En verano es cuando los impactos del cambio climático se manifiestan con mayor claridad a modo de avisos, de llamadas de atención a nuestra consciencia para que no nos olvidemos de la urgencia de actuar. Ahora más que nunca es cuando se hace evidente el deshielo de los polos debido al aumento de las temperaturas y cuando el aumento de la desertificación o de los fenómenos meteorológicos extremos saltan de los artículos científicos a las páginas de los periódicos o al telediario.

La hambruna que sufren regiones de Etiopia, Kenia y Somalia o las inundaciones que acaban de azotar Lagos nos recuerdan, estos días, las consecuencias que tiene el cambio climático para las áreas más vulnerables del planeta como el continente africano dónde el calentamiento global es la gota que colma el baso de una situación muy, muy delicada.



Pero no sólo África es vulnerable a los impactos del cambio climático.
El Ártico se deshiela cada vez a mayor velocidad y los estados isla del pacífico se hunden por momentos hasta el punto de que alguno de ellos ya ha pedido asilo a las zonas continentales vecinas.
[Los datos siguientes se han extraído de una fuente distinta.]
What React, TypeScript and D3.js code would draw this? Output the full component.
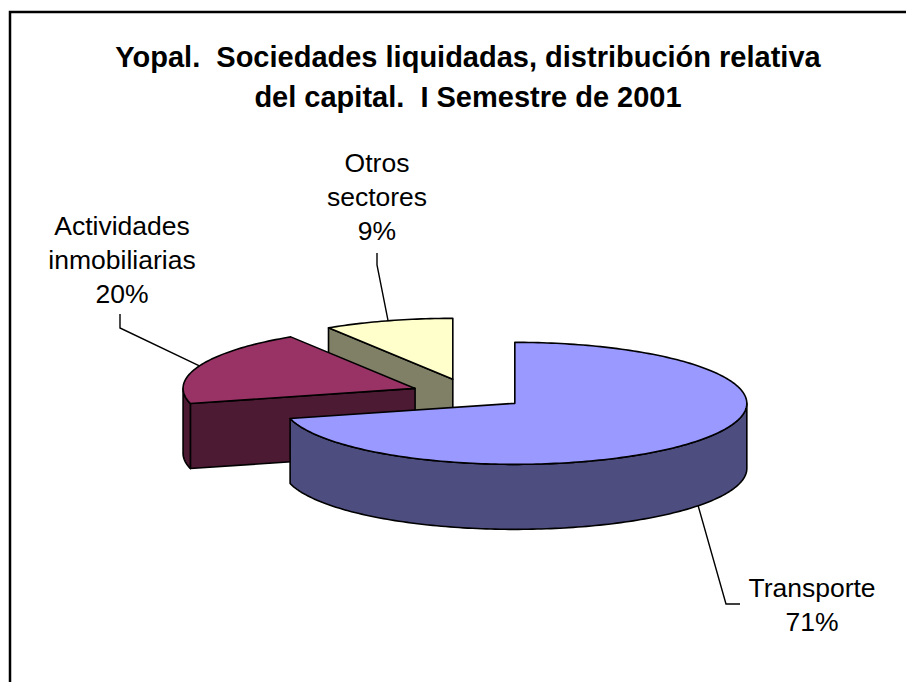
import { useEffect, useRef } from 'react'
import * as d3 from 'd3'

// data
const categories = ['Transporte', 'Actividades inmobiliarias', 'Otros sectores']
const categoryLines = [['Transporte'], ['Actividades', 'inmobiliarias'], ['Otros', 'sectores']]
const shares = [71, 20, 9]
const topColors = ['#9999FF', '#993366', '#FFFFCC']
const titleLines = [
  'Yopal.  Sociedades liquidadas, distribución relativa',
  'del capital.  I Semestre de 2001',
]

const FONT = '"Liberation Sans", Arial, Helvetica, sans-serif'

export default function App() {
  const svgRef = useRef<SVGSVGElement>(null)

  useEffect(() => {
    if (!svgRef.current) return
    const svg = d3.select(svgRef.current)
    svg.selectAll('*').remove()

    const width = 906
    const height = 682

    // 3d pie projection
    const cx = 469
    const cy = 394
    const rx = 232
    const ry = 61
    const depth = 65
    const explode = 0.25

    // label placement (center x, first baseline, leader elbow points)
    const labelLayout = [
      { x: 812, y: 597, elbow: [[726, 604], [740, 604]] },
      { x: 122, y: 235, elbow: [[120, 328], [120, 314]] },
      { x: 377, y: 172, elbow: [[377, 265], [377, 253]] },
    ]
    const lineGap = 34

    svg.append('rect')
      .attr('x', 0).attr('y', 0)
      .attr('width', width).attr('height', height)
      .attr('fill', '#fff')

    // chart frame, runs off the right and bottom edges
    svg.append('rect')
      .attr('x', 10).attr('y', 12)
      .attr('width', 1000).attr('height', 1000)
      .attr('fill', 'none')
      .attr('stroke', '#000')
      .attr('stroke-width', 2.5)

    // title
    svg.append('g')
      .selectAll('text')
      .data(titleLines)
      .join('text')
      .attr('x', 468)
      .attr('y', (d, i) => 67 + i * 40)
      .attr('text-anchor', 'middle')
      .attr('font-family', FONT)
      .attr('font-weight', 'bold')
      .attr('font-size', 29)
      .style('white-space', 'pre')
      .text(d => d)

    const pie = d3.pie<number>().sort(null).value(d => d)
    const arcs = pie(shares)

    const slices = arcs.map((a, i) => {
      const mid = (a.startAngle + a.endAngle) / 2
      const ox = cx + explode * rx * Math.sin(mid)
      const oy = cy - explode * ry * Math.cos(mid)
      return { a, i, mid, ox, oy }
    })

    const line = d3.line<[number, number]>()

    const pieG = svg.append('g')
      .attr('stroke', '#000')
      .attr('stroke-width', 1.6)
      .attr('stroke-linejoin', 'round')

    // back slices first
    const ordered = [...slices].sort((p, q) => p.oy - q.oy)

    ordered.forEach(s => {
      const pt = (ang: number, dz = 0): [number, number] =>
        [s.ox + rx * Math.sin(ang), s.oy - ry * Math.cos(ang) + dz]
      const rim = (a0: number, a1: number, dz = 0) => {
        const n = Math.max(2, Math.ceil(Math.abs(a1 - a0) / 0.02))
        return d3.range(n + 1).map(j => pt(a0 + (a1 - a0) * j / n, dz))
      }
      const apex: [number, number] = [s.ox, s.oy]
      const apexLow: [number, number] = [s.ox, s.oy + depth]
      const top = topColors[s.i]
      const c = d3.rgb(top)
      const side = d3.rgb(c.r / 2, c.g / 2, c.b / 2).formatHex()
      const { startAngle, endAngle } = s.a

      // cut faces
      if (Math.sin(startAngle) < -1e-6) {
        pieG.append('path')
          .attr('fill', side)
          .attr('d', line([apex, pt(startAngle), pt(startAngle, depth), apexLow]) + 'Z')
      }
      if (Math.sin(endAngle) > 1e-6) {
        pieG.append('path')
          .attr('fill', side)
          .attr('d', line([apex, pt(endAngle), pt(endAngle, depth), apexLow]) + 'Z')
      }

      // outer wall, front half only
      const b0 = Math.max(startAngle, Math.PI / 2)
      const b1 = Math.min(endAngle, Math.PI * 1.5)
      if (b1 > b0) {
        const pts = [...rim(b0, b1), ...rim(b1, b0, depth)]
        pieG.append('path')
          .attr('fill', side)
          .attr('d', line(pts) + 'Z')
      }

      // top face
      pieG.append('path')
        .attr('fill', top)
        .attr('d', line([apex, ...rim(startAngle, endAngle)]) + 'Z')
    })

    // leader lines and labels
    slices.forEach(s => {
      const lay = labelLayout[s.i]
      const front = Math.cos(s.mid) < 0
      const start: [number, number] = [
        s.ox + rx * Math.sin(s.mid),
        s.oy - ry * Math.cos(s.mid) + (front ? depth : 0),
      ]
      svg.append('path')
        .attr('fill', 'none')
        .attr('stroke', '#000')
        .attr('stroke-width', 1.4)
        .attr('d', line([start, ...(lay.elbow as [number, number][])]))

      const lines = [...categoryLines[s.i], `${shares[s.i]}%`]
      svg.append('g')
        .attr('aria-label', categories[s.i])
        .selectAll('text')
        .data(lines)
        .join('text')
        .attr('x', lay.x)
        .attr('y', (d, j) => lay.y + j * lineGap)
        .attr('text-anchor', 'middle')
        .attr('font-family', FONT)
        .attr('font-size', 26.5)
        .attr('fill', '#000')
        .text(d => d)
    })
  }, [])

  return (
    <svg
      ref={svgRef}
      width={906}
      height={682}
      style={{ position: 'absolute', left: 0, top: 0, display: 'block' }}
    />
  )
}
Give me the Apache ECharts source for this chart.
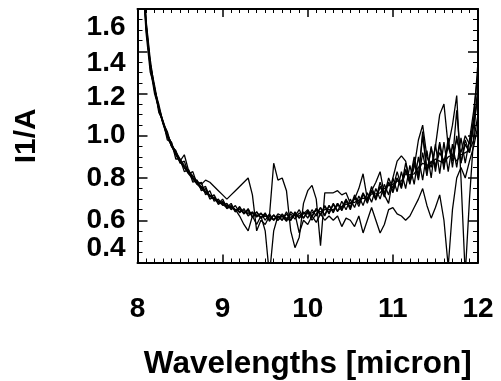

Y en el sudeste asiático, países como India o Pakistán son azotados periódicamente por inundaciones que provocan millones de muertos y desplazados.

Lo sé, no digo nada nuevo, son los síntomas de un diagnóstico que todos conocemos y que cada vez se manifiestan con mayor intensidad. La pregunta es ¿no vamos a tomarnos la medicina teniéndola al alcance? Tenemos el deber moral de hacerlo. Debemos frenar el cambio climático por los que ya están perdiendo sus casas, sus cosechas, su salud o sus vidas, gente que hoy por hoy nos queda lejos pero que el día de mañana pueden ser nuestros nietos o nuestros bisnietos.

Ahora más que nunca tenemos la certeza de que podemos frenar el cambio climático,
reduciendo las emisiones de CO2 y poniendo en marcha la [R]evolución energética.

Ahora más que nunca es momento de unir nuestras voces y de gritar más fuerte. Ahora más que nunca es tiempo de decirle a nuestros gobiernos que es la hora de actuar.